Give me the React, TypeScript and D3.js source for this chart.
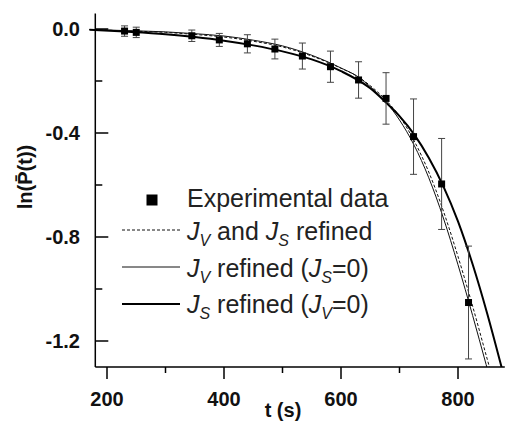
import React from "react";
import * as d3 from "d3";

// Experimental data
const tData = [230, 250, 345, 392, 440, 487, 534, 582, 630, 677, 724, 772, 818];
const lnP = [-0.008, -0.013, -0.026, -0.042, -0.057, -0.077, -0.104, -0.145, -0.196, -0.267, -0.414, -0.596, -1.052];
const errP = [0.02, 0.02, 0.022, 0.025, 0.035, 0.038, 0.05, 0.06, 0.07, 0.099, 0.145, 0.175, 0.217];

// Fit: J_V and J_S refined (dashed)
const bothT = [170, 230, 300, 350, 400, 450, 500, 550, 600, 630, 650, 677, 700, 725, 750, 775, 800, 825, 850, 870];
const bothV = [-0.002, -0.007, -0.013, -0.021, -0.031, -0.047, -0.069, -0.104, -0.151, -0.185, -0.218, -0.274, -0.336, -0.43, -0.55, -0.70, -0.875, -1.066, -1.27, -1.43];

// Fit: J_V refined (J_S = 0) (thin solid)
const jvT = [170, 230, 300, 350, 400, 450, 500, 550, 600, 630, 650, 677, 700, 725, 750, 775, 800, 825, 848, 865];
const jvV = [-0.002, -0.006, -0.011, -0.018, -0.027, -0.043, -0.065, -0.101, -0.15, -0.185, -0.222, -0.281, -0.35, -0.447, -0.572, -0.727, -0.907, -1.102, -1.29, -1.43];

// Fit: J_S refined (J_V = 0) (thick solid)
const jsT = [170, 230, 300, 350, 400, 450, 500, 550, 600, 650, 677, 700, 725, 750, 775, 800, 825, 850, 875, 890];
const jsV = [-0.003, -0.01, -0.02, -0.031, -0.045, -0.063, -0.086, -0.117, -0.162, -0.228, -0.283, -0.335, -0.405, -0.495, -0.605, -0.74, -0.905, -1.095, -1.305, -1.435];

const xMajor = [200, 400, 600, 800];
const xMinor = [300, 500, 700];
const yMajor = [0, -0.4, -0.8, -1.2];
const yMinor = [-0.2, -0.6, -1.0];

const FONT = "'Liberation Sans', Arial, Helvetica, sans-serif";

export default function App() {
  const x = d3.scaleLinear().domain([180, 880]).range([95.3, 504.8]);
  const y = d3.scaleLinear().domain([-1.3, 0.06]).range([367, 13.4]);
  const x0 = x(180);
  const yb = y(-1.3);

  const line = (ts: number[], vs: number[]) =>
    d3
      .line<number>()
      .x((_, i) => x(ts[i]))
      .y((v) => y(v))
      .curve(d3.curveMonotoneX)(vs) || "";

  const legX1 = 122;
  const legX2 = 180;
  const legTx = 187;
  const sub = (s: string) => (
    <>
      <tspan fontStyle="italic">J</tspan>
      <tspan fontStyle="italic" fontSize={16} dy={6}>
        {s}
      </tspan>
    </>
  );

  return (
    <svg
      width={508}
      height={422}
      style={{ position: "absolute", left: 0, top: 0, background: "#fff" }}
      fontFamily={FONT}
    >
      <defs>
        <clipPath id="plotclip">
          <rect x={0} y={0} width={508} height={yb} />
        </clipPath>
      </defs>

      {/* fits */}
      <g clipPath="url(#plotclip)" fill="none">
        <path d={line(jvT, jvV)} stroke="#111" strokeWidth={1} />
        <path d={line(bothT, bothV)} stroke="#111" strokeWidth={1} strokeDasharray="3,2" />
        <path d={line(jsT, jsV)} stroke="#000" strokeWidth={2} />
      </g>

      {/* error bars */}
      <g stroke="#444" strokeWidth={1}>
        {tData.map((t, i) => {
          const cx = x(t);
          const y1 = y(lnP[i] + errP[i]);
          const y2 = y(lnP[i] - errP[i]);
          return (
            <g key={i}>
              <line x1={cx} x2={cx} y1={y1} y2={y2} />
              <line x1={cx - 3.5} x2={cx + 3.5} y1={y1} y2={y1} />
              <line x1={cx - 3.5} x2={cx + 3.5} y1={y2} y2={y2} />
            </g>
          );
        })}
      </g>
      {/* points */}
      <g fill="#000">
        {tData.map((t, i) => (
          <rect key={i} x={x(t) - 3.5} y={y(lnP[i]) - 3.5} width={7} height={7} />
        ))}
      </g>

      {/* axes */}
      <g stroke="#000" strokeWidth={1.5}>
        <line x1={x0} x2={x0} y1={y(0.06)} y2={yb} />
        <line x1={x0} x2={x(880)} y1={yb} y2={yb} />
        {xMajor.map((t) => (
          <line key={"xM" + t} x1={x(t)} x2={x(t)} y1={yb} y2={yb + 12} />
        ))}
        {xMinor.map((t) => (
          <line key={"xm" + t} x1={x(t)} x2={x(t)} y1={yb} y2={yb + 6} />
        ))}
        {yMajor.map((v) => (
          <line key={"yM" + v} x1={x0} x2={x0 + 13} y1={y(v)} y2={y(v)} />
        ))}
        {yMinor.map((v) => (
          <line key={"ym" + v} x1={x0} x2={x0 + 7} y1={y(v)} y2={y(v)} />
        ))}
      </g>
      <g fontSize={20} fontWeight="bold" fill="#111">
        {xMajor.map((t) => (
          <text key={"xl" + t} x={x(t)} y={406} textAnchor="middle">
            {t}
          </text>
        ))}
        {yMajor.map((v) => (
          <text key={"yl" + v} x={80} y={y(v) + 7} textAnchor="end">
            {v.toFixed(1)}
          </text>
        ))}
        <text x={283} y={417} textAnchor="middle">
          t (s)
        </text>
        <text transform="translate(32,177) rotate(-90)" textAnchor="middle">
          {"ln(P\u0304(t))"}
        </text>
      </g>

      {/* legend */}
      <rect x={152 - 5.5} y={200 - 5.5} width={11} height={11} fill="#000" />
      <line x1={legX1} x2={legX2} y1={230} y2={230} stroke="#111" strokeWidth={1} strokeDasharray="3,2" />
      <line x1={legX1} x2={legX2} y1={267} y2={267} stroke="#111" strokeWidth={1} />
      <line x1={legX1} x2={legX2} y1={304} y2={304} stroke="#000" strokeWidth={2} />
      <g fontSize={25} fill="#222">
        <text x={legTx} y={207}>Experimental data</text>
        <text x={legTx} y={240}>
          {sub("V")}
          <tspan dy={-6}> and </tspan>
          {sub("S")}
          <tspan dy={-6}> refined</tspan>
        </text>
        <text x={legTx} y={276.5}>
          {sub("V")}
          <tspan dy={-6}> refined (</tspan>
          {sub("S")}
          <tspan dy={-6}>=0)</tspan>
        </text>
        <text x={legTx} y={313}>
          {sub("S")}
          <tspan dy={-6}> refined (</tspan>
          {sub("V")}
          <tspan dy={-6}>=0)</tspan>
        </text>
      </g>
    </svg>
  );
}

## Exercise requirements
Set down again, exactly, the lines of the material above from its first line to the one with "-1.066, -1.27, -1.43];", inclusive. Leave the pictures out.

## Right answer
Give me the React, TypeScript and D3.js source for this chart.
import React from "react";
import * as d3 from "d3";

// Experimental data
const tData = [230, 250, 345, 392, 440, 487, 534, 582, 630, 677, 724, 772, 818];
const lnP = [-0.008, -0.013, -0.026, -0.042, -0.057, -0.077, -0.104, -0.145, -0.196, -0.267, -0.414, -0.596, -1.052];
const errP = [0.02, 0.02, 0.022, 0.025, 0.035, 0.038, 0.05, 0.06, 0.07, 0.099, 0.145, 0.175, 0.217];

// Fit: J_V and J_S refined (dashed)
const bothT = [170, 230, 300, 350, 400, 450, 500, 550, 600, 630, 650, 677, 700, 725, 750, 775, 800, 825, 850, 870];
const bothV = [-0.002, -0.007, -0.013, -0.021, -0.031, -0.047, -0.069, -0.104, -0.151, -0.185, -0.218, -0.274, -0.336, -0.43, -0.55, -0.70, -0.875, -1.066, -1.27, -1.43];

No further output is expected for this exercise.